Required work>
Pictures don't belong in the copy; print all the records exactly.

Rows from a dataset of charts and code:
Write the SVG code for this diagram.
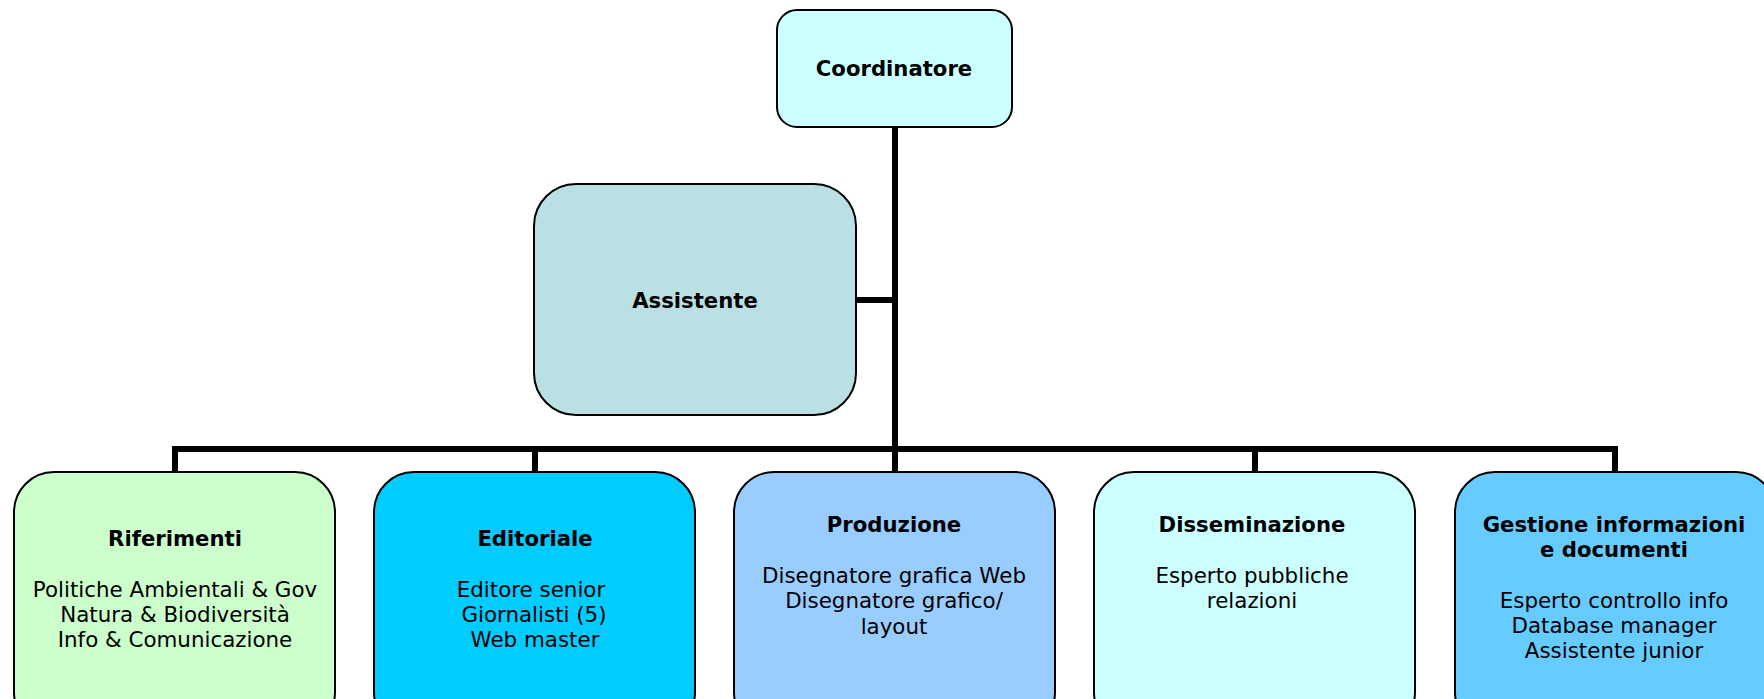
<svg xmlns="http://www.w3.org/2000/svg" width="1764" height="699" viewBox="0 0 1764 699">
<style>
.box{stroke:#000;stroke-width:2}
.conn{stroke:#000;stroke-width:6;fill:none;stroke-linecap:butt}
text{font-family:"DejaVu Sans",Verdana,sans-serif;font-size:21.4px;fill:#000;text-anchor:middle}
.t{font-weight:bold;font-size:21.2px}
</style>
<rect width="1764" height="699" fill="#fff"/>
<g id="connectors">
<path class="conn" d="M895 127V452"/>
<path class="conn" d="M856 300H895"/>
<path class="conn" d="M172 449H1618"/>
<path class="conn" d="M175 446V473M535 446V473M895 446V473M1255 446V473M1615 446V473"/>
</g>
<g id="coordinatore">
<rect class="box" x="777" y="10" width="235" height="117" rx="20" fill="#CCFFFF"/>
<text class="t" x="894" y="76">Coordinatore</text>
</g>
<g id="assistente">
<rect class="box" x="534" y="184" width="322" height="231" rx="42" fill="#BBE0E3"/>
<text class="t" x="695" y="308">Assistente</text>
</g>
<g id="riferimenti">
<rect class="box" x="14" y="472" width="321" height="260" rx="40" fill="#CCFFCC"/>
<text class="t" x="175" y="546">Riferimenti</text>
<text x="175" y="597">Politiche Ambientali &amp; Gov</text>
<text x="175" y="622">Natura &amp; Biodiversità</text>
<text x="175" y="647">Info &amp; Comunicazione</text>
</g>
<g id="editoriale">
<rect class="box" x="374" y="472" width="321" height="260" rx="40" fill="#00CCFF"/>
<text class="t" x="535" y="546">Editoriale</text>
<text x="531" y="597">Editore senior</text>
<text x="534" y="622">Giornalisti (5)</text>
<text x="535" y="647">Web master</text>
</g>
<g id="produzione">
<rect class="box" x="734" y="472" width="321" height="260" rx="40" fill="#99CCFF"/>
<text class="t" x="894" y="532">Produzione</text>
<text x="894" y="583">Disegnatore grafica Web</text>
<text x="894" y="608">Disegnatore grafico/</text>
<text x="894" y="634">layout</text>
</g>
<g id="disseminazione">
<rect class="box" x="1094" y="472" width="321" height="260" rx="40" fill="#CCFFFF"/>
<text class="t" x="1252" y="532">Disseminazione</text>
<text x="1252" y="583">Esperto pubbliche</text>
<text x="1252" y="608">relazioni</text>
</g>
<g id="gestione">
<rect class="box" x="1455" y="472" width="321" height="260" rx="40" fill="#66CCFF"/>
<text class="t" x="1614" y="532">Gestione informazioni</text>
<text class="t" x="1614" y="557">e documenti</text>
<text x="1614" y="608">Esperto controllo info</text>
<text x="1614" y="633">Database manager</text>
<text x="1614" y="658">Assistente junior</text>
</g>
</svg>
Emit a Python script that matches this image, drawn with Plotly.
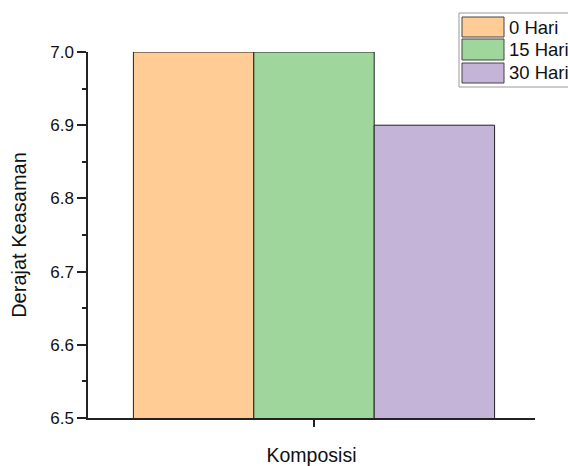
import plotly.graph_objects as go

categories = ["Komposisi"]
series_names = ["0 Hari", "15 Hari", "30 Hari"]
values_0 = [7.0]
values_15 = [7.0]
values_30 = [6.9]
colors = ["#FECC94", "#9ED69B", "#C4B4D8"]
y_ticks = [6.5, 6.6, 6.7, 6.8, 6.9, 7.0]

fig = go.Figure()
for name, vals, col in zip(series_names, [values_0, values_15, values_30], colors):
    fig.add_trace(go.Bar(x=categories, y=vals, name=name, marker_color=col,
                         marker_line_color="#222222", marker_line_width=1,
                         showlegend=False))

fig.update_layout(
    width=568, height=466,
    margin=dict(l=88, r=33, t=52, b=48),
    paper_bgcolor="white", plot_bgcolor="white",
    barmode="group", bargap=0.192, bargroupgap=0,
    font=dict(family="Liberation Sans, Arial, sans-serif", color="#111111"),
)
fig.update_xaxes(
    range=[-0.5056, 0.4944], showline=True, linecolor="#222222", linewidth=1.5,
    ticks="outside", ticklen=7, tickcolor="#222222", tickwidth=1.5,
    showticklabels=False, showgrid=False, zeroline=False,
    title=dict(text="Komposisi", font=dict(size=19.5), standoff=31), automargin=False,
)
fig.update_yaxes(
    range=[6.5, 7.0], showline=True, linecolor="#222222", linewidth=1.5,
    ticks="outside", ticklen=9, tickcolor="#222222", tickwidth=1.5,
    tickvals=y_ticks, ticktext=[f"{v:.1f}" for v in y_ticks], tickfont=dict(size=17),
    minor=dict(dtick=0.05, ticks="outside", ticklen=4, tickcolor="#222222", tickwidth=1.5, showgrid=False),
    showgrid=False, zeroline=False,
    title=dict(text="Derajat Keasaman", font=dict(size=20), standoff=18), automargin=False,
)

# custom legend (Origin-style large swatches), placed in paper coordinates
fig.add_shape(type="rect", xref="paper", yref="paper",
              x0=(459-88)/447, x1=(575-88)/447, y0=(418-87)/366, y1=(418-13)/366,
              line=dict(color="#999999", width=1), fillcolor="white", layer="above")
rows = [(17, 37), (39, 60), (63, 83)]
for (t, b), name, col in zip(rows, series_names, colors):
    fig.add_shape(type="rect", xref="paper", yref="paper",
                  x0=(462-88)/447, x1=(504-88)/447, y0=(418-b)/366, y1=(418-t)/366,
                  line=dict(color="#444444", width=1), fillcolor=col, layer="above")
    fig.add_annotation(xref="paper", yref="paper", x=(507-88)/447, y=(418-(t+b)/2)/366,
                       text=name, showarrow=False, xanchor="left", yanchor="middle",
                       font=dict(size=18.5, color="#111111"))

fig.write_html("out.html", config={"displayModeBar": False},
               post_script="document.body.style.margin='0';document.body.style.overflow='hidden';")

Reply>
Write the SVG code for this diagram.
<svg xmlns="http://www.w3.org/2000/svg" width="1764" height="699" viewBox="0 0 1764 699">
<style>
.box{stroke:#000;stroke-width:2}
.conn{stroke:#000;stroke-width:6;fill:none;stroke-linecap:butt}
text{font-family:"DejaVu Sans",Verdana,sans-serif;font-size:21.4px;fill:#000;text-anchor:middle}
.t{font-weight:bold;font-size:21.2px}
</style>
<rect width="1764" height="699" fill="#fff"/>
<g id="connectors">
<path class="conn" d="M895 127V452"/>
<path class="conn" d="M856 300H895"/>
<path class="conn" d="M172 449H1618"/>
<path class="conn" d="M175 446V473M535 446V473M895 446V473M1255 446V473M1615 446V473"/>
</g>
<g id="coordinatore">
<rect class="box" x="777" y="10" width="235" height="117" rx="20" fill="#CCFFFF"/>
<text class="t" x="894" y="76">Coordinatore</text>
</g>
<g id="assistente">
<rect class="box" x="534" y="184" width="322" height="231" rx="42" fill="#BBE0E3"/>
<text class="t" x="695" y="308">Assistente</text>
</g>
<g id="riferimenti">
<rect class="box" x="14" y="472" width="321" height="260" rx="40" fill="#CCFFCC"/>
<text class="t" x="175" y="546">Riferimenti</text>
<text x="175" y="597">Politiche Ambientali &amp; Gov</text>
<text x="175" y="622">Natura &amp; Biodiversità</text>
<text x="175" y="647">Info &amp; Comunicazione</text>
</g>
<g id="editoriale">
<rect class="box" x="374" y="472" width="321" height="260" rx="40" fill="#00CCFF"/>
<text class="t" x="535" y="546">Editoriale</text>
<text x="531" y="597">Editore senior</text>
<text x="534" y="622">Giornalisti (5)</text>
<text x="535" y="647">Web master</text>
</g>
<g id="produzione">
<rect class="box" x="734" y="472" width="321" height="260" rx="40" fill="#99CCFF"/>
<text class="t" x="894" y="532">Produzione</text>
<text x="894" y="583">Disegnatore grafica Web</text>
<text x="894" y="608">Disegnatore grafico/</text>
<text x="894" y="634">layout</text>
</g>
<g id="disseminazione">
<rect class="box" x="1094" y="472" width="321" height="260" rx="40" fill="#CCFFFF"/>
<text class="t" x="1252" y="532">Disseminazione</text>
<text x="1252" y="583">Esperto pubbliche</text>
<text x="1252" y="608">relazioni</text>
</g>
<g id="gestione">
<rect class="box" x="1455" y="472" width="321" height="260" rx="40" fill="#66CCFF"/>
<text class="t" x="1614" y="532">Gestione informazioni</text>
<text class="t" x="1614" y="557">e documenti</text>
<text x="1614" y="608">Esperto controllo info</text>
<text x="1614" y="633">Database manager</text>
<text x="1614" y="658">Assistente junior</text>
</g>
</svg>
Emit a Python script that matches this image, drawn with Plotly.
import plotly.graph_objects as go

categories = ["Komposisi"]
series_names = ["0 Hari", "15 Hari", "30 Hari"]
values_0 = [7.0]
values_15 = [7.0]
values_30 = [6.9]
colors = ["#FECC94", "#9ED69B", "#C4B4D8"]
y_ticks = [6.5, 6.6, 6.7, 6.8, 6.9, 7.0]

fig = go.Figure()
for name, vals, col in zip(series_names, [values_0, values_15, values_30], colors):
    fig.add_trace(go.Bar(x=categories, y=vals, name=name, marker_color=col,
                         marker_line_color="#222222", marker_line_width=1,
                         showlegend=False))

fig.update_layout(
    width=568, height=466,
    margin=dict(l=88, r=33, t=52, b=48),
    paper_bgcolor="white", plot_bgcolor="white",
    barmode="group", bargap=0.192, bargroupgap=0,
    font=dict(family="Liberation Sans, Arial, sans-serif", color="#111111"),
)
fig.update_xaxes(
    range=[-0.5056, 0.4944], showline=True, linecolor="#222222", linewidth=1.5,
    ticks="outside", ticklen=7, tickcolor="#222222", tickwidth=1.5,
    showticklabels=False, showgrid=False, zeroline=False,
    title=dict(text="Komposisi", font=dict(size=19.5), standoff=31), automargin=False,
)
fig.update_yaxes(
    range=[6.5, 7.0], showline=True, linecolor="#222222", linewidth=1.5,
    ticks="outside", ticklen=9, tickcolor="#222222", tickwidth=1.5,
    tickvals=y_ticks, ticktext=[f"{v:.1f}" for v in y_ticks], tickfont=dict(size=17),
    minor=dict(dtick=0.05, ticks="outside", ticklen=4, tickcolor="#222222", tickwidth=1.5, showgrid=False),
    showgrid=False, zeroline=False,
    title=dict(text="Derajat Keasaman", font=dict(size=20), standoff=18), automargin=False,
)

# custom legend (Origin-style large swatches), placed in paper coordinates
fig.add_shape(type="rect", xref="paper", yref="paper",
              x0=(459-88)/447, x1=(575-88)/447, y0=(418-87)/366, y1=(418-13)/366,
              line=dict(color="#999999", width=1), fillcolor="white", layer="above")
rows = [(17, 37), (39, 60), (63, 83)]
for (t, b), name, col in zip(rows, series_names, colors):
    fig.add_shape(type="rect", xref="paper", yref="paper",
                  x0=(462-88)/447, x1=(504-88)/447, y0=(418-b)/366, y1=(418-t)/366,
                  line=dict(color="#444444", width=1), fillcolor=col, layer="above")
    fig.add_annotation(xref="paper", yref="paper", x=(507-88)/447, y=(418-(t+b)/2)/366,
                       text=name, showarrow=False, xanchor="left", yanchor="middle",
                       font=dict(size=18.5, color="#111111"))

fig.write_html("out.html", config={"displayModeBar": False},
               post_script="document.body.style.margin='0';document.body.style.overflow='hidden';")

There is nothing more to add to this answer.